In modern and contemporary documents, reference marks, such as "*" [U+002A] or "※" [U+203B] MUST be transcribed as "*" [U+002A]. Referencing signs such as "§" [U+00A7] MUST be transcribed as it appears.
Quotation marks and apostrophes
Any character functioning as a marker for quotation, from French quotation mark to single quotation mark, are transcribed as standard unicode Quotation Mark [U+0022] "
Apostrophes are transcribed as Single Quotation Mark '
[U+0027].
Spacing around punctuation
Spacing MUST be normalized before and after punctuation.
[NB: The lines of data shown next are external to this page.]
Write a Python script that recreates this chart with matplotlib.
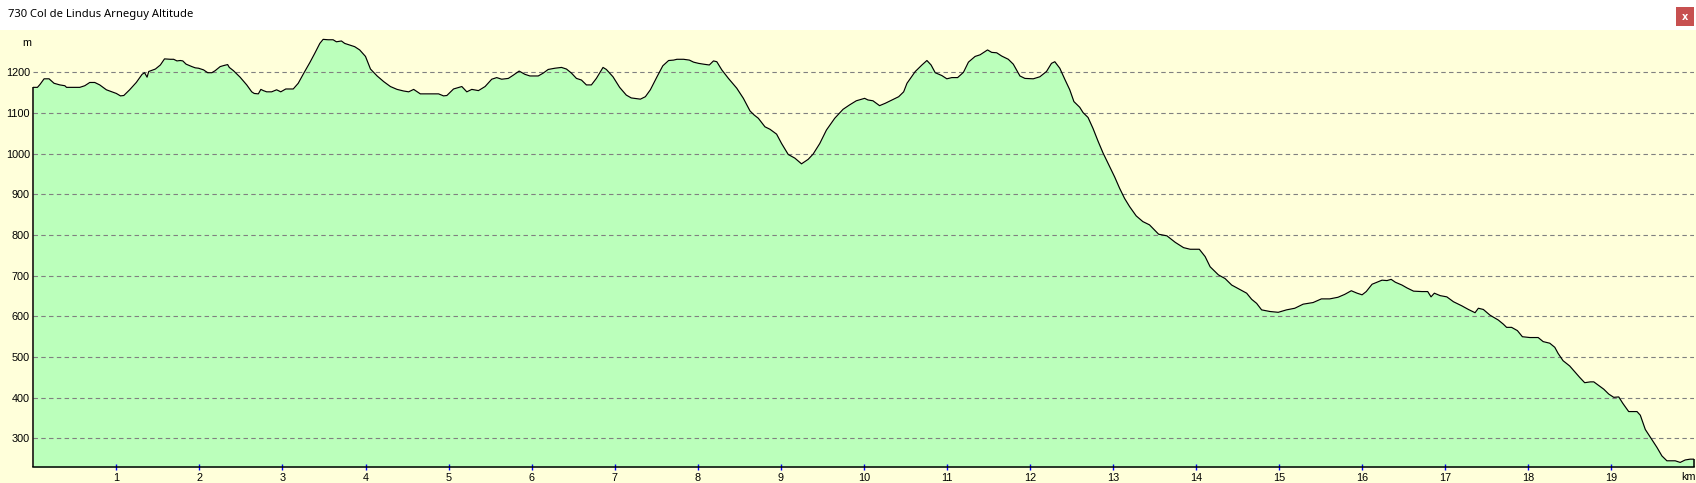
import matplotlib
matplotlib.use("Agg")
import matplotlib.pyplot as plt
from matplotlib.patches import Rectangle

title = "730 Col de Lindus Arneguy Altitude"
x_unit = "km"
y_unit = "m"

km = [0.00, 0.05, 0.08, 0.13, 0.19, 0.25, 0.32, 0.38, 0.40, 0.56, 0.62, 0.68, 0.74, 0.80, 0.88,
      1.00, 1.05, 1.09, 1.16, 1.24, 1.31, 1.34, 1.37, 1.39, 1.47, 1.53, 1.58, 1.65, 1.69, 1.73,
      1.77, 1.80, 1.84, 1.91, 1.95, 1.99, 2.05, 2.10, 2.15, 2.19, 2.25, 2.30, 2.34, 2.36, 2.41,
      2.49, 2.57, 2.63, 2.66, 2.71, 2.74, 2.77, 2.81, 2.87, 2.93, 2.98, 3.04, 3.13, 3.19, 3.26,
      3.33, 3.39, 3.45, 3.49, 3.55, 3.61, 3.65, 3.71, 3.75, 3.81, 3.87, 3.93, 4.00, 4.06, 4.14,
      4.22, 4.30, 4.38, 4.46, 4.52, 4.58, 4.66, 4.88, 4.94, 4.98,
      5.02, 5.06, 5.16, 5.22, 5.28, 5.36, 5.44, 5.52, 5.58, 5.64, 5.72, 5.78, 5.85, 5.92, 5.98,
      6.08, 6.14, 6.20, 6.28, 6.36, 6.42, 6.48, 6.54, 6.60, 6.66, 6.72, 6.78, 6.83, 6.86, 6.90,
      6.98, 7.06, 7.14, 7.20, 7.31, 7.37, 7.43, 7.51, 7.58, 7.65, 7.71, 7.75, 7.83, 7.90, 7.95,
      8.01, 8.07, 8.14, 8.19, 8.23, 8.29, 8.37, 8.47, 8.55, 8.63, 8.68, 8.73, 8.81, 8.87, 8.95,
      9.01, 9.09, 9.17, 9.25, 9.33, 9.39, 9.47, 9.55, 9.65, 9.75, 9.83, 9.91, 10.01, 10.05, 10.11,
      10.19,
      10.26, 10.34, 10.42, 10.48, 10.52, 10.62, 10.70, 10.76, 10.81, 10.86, 10.94, 11.00, 11.06,
      11.13, 11.20, 11.26, 11.34, 11.40, 11.49, 11.54, 11.60, 11.66, 11.74, 11.80, 11.88, 11.94,
      12.04, 12.12, 12.20, 12.26, 12.30, 12.36, 12.42, 12.48, 12.53, 12.60, 12.64, 12.70, 12.76,
      12.82, 12.88, 12.96, 13.02, 13.08, 13.14, 13.20, 13.28, 13.36, 13.44, 13.55, 13.65, 13.75,
      13.85, 13.93, 14.04, 14.11, 14.17, 14.27, 14.35, 14.43, 14.53, 14.61, 14.67, 14.73, 14.79,
      14.89, 14.99,
      15.09, 15.19, 15.29, 15.41, 15.51, 15.61, 15.71, 15.79, 15.87, 15.94, 16.00, 16.05, 16.12,
      16.18, 16.24, 16.30, 16.35, 16.40, 16.48, 16.54, 16.62, 16.72, 16.79, 16.83, 16.87, 16.94,
      17.02, 17.10, 17.20, 17.28, 17.36, 17.40, 17.46, 17.54, 17.64, 17.70, 17.74, 17.80, 17.87,
      17.93, 18.02, 18.12, 18.18, 18.26, 18.32, 18.36, 18.42, 18.50, 18.56, 18.62, 18.68, 18.75,
      18.79, 18.85, 18.91, 18.97, 19.03, 19.09, 19.14, 19.21, 19.31, 19.35, 19.41, 19.47, 19.55,
      19.61, 19.67, 19.77, 19.83, 19.89, 19.95, 20.00]

elev = [1163, 1163, 1170, 1184, 1184, 1173, 1169, 1167, 1163, 1163, 1167, 1175, 1175, 1169, 1157,
        1148, 1142, 1143, 1157, 1175, 1195, 1199, 1188, 1202, 1208, 1218, 1233, 1232, 1232, 1228,
        1229, 1228, 1220, 1214, 1211, 1210, 1206, 1199, 1199, 1204, 1214, 1217, 1219, 1212, 1204,
        1188, 1169, 1152, 1148, 1147, 1158, 1155, 1152, 1152, 1157, 1152, 1159, 1159, 1173, 1199,
        1224, 1247, 1271, 1281, 1280, 1280, 1275, 1277, 1271, 1267, 1263, 1255, 1239, 1208, 1191,
        1177, 1165, 1158, 1154, 1152, 1158, 1147, 1147, 1142, 1143,
        1151, 1159, 1165, 1152, 1158, 1155, 1165, 1183, 1187, 1183, 1185, 1193, 1203, 1195, 1191,
        1191, 1198, 1207, 1210, 1212, 1208, 1198, 1185, 1181, 1169, 1169, 1185, 1202, 1212, 1207,
        1189, 1163, 1144, 1137, 1134, 1140, 1157, 1189, 1216, 1229, 1230, 1232, 1232, 1230, 1225,
        1222, 1220, 1218, 1228, 1226, 1206, 1185, 1161, 1136, 1105, 1095, 1087, 1066, 1060, 1048,
        1025, 998, 989, 975, 986, 999, 1025, 1058, 1087, 1109, 1120, 1130, 1136, 1132, 1130,
        1118,
        1124, 1132, 1140, 1152, 1173, 1202, 1218, 1229, 1218, 1199, 1192, 1184, 1187,
        1187, 1200, 1225, 1239, 1243, 1255, 1249, 1248, 1240, 1232, 1220, 1191, 1185,
        1184, 1189, 1202, 1222, 1226, 1210, 1183, 1157, 1128, 1114, 1101, 1089, 1062,
        1031, 1002, 968, 943, 915, 890, 870, 847, 833, 825, 802, 798, 782,
        769, 765, 765, 747, 722, 702, 693, 677, 666, 657, 642, 632, 616,
        612, 610,
        616, 620, 630, 634, 643, 643, 647, 654, 663, 657, 653, 661, 679,
        684, 689, 688, 691, 684, 677, 670, 662, 661, 661, 648, 657, 651,
        648, 636, 626, 617, 609, 620, 617, 603, 591, 581, 573, 573, 565,
        550, 548, 548, 538, 534, 524, 509, 491, 478, 464, 450, 437, 439,
        439, 430, 421, 409, 401, 402, 386, 366, 366, 357, 322, 303, 278,
        257, 245, 245, 241, 247, 249, 249]

y_ticks = [300, 400, 500, 600, 700, 800, 900, 1000, 1100, 1200]
x_ticks = list(range(1, 20))

BG = "#FFFFDA"
GREEN = "#BBFFBB"
GRID = "#808080"

W, H = 1696, 483
fig = plt.figure(figsize=(W / 100, H / 100), dpi=100, facecolor=BG)

# title bar
fig.patches.append(Rectangle((0, 1 - 29.5 / H), 1, 29.5 / H, transform=fig.transFigure,
                             facecolor="white", edgecolor="none", zorder=0))
fig.patches.append(Rectangle((1676 / W, 1 - 26 / H), 18 / W, 19.3 / H, transform=fig.transFigure,
                             facecolor="#C75050", edgecolor="none", zorder=1))
fig.text(1685 / W, 1 - 16.5 / H, "x", color="white", fontsize=7, fontweight="bold",
         ha="center", va="center", family="DejaVu Sans")
t = fig.text(8 / W, 1 - 15 / H, title, fontsize=9, ha="left", va="center",
             family="Noto Sans", color="#000000")
fig.canvas.draw()
w = t.get_window_extent().width
t.set_fontsize(9 * 185 / w)

ax = fig.add_axes([33.3 / W, (H - 467.3) / H, (1694.3 - 33.3) / W, (467.3 - 30) / H])
ax.set_facecolor(BG)
ymin, ymax = 229, 1304
ax.set_xlim(0, 20)
ax.set_ylim(ymin, ymax)

ax.fill_between(km, elev, ymin, color=GREEN, lw=0, zorder=1)
for yt in y_ticks:
    ax.axhline(yt, color=GRID, lw=0.8, ls=(0, (4, 3)), zorder=2)
ax.plot(km, elev, color="black", lw=0.85, zorder=3)
ax.vlines([km[0], km[-1]], ymin, [elev[0], elev[-1]], color="black", lw=1.1, zorder=3,
          clip_on=False)

for s in ["top", "right", "left"]:
    ax.spines[s].set_visible(False)
ax.spines["bottom"].set_color("black")
ax.spines["bottom"].set_linewidth(1.1)
ax.spines["bottom"].set_zorder(4)

ax.set_yticks(y_ticks)
ax.set_yticklabels([str(v) for v in y_ticks], family="Liberation Sans", fontsize=7.8)
ax.tick_params(axis="y", length=0, pad=2.5)
ax.set_xticks(x_ticks)
ax.set_xticklabels([str(v) for v in x_ticks], family="Liberation Sans", fontsize=7.8)
ax.tick_params(axis="x", direction="inout", length=4.5, width=1, color="#0000FF", pad=1.5)

fig.text(1688 / W, 1 - 477 / H, x_unit, fontsize=7.8, family="Liberation Sans",
         ha="center", va="center")
fig.text(27 / W, 1 - 43.5 / H, y_unit, fontsize=7.8, family="Liberation Sans",
         ha="center", va="center")

fig.savefig("out.png", dpi=100, facecolor=BG)
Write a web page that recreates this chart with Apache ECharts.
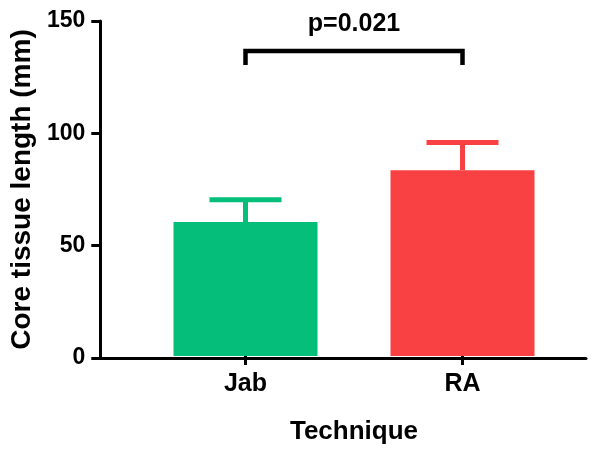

There should always be a space after a punctuation sign (except "(", "[" or "⟦", etc.) but there should not be a space before a punctuation sign.
Dotted and dashed lines
When several punctuation signs are used to fill a blank between two lines (as in "name: ........Jane...."), we MAY not try to type as many signs as traced, and rather to limit ourselves to 4 repetitions of the same symbol.
A simple dash ("-" [U+002D]) MAY be used, rather than "_" [U+005F] to transcribed dashed lines.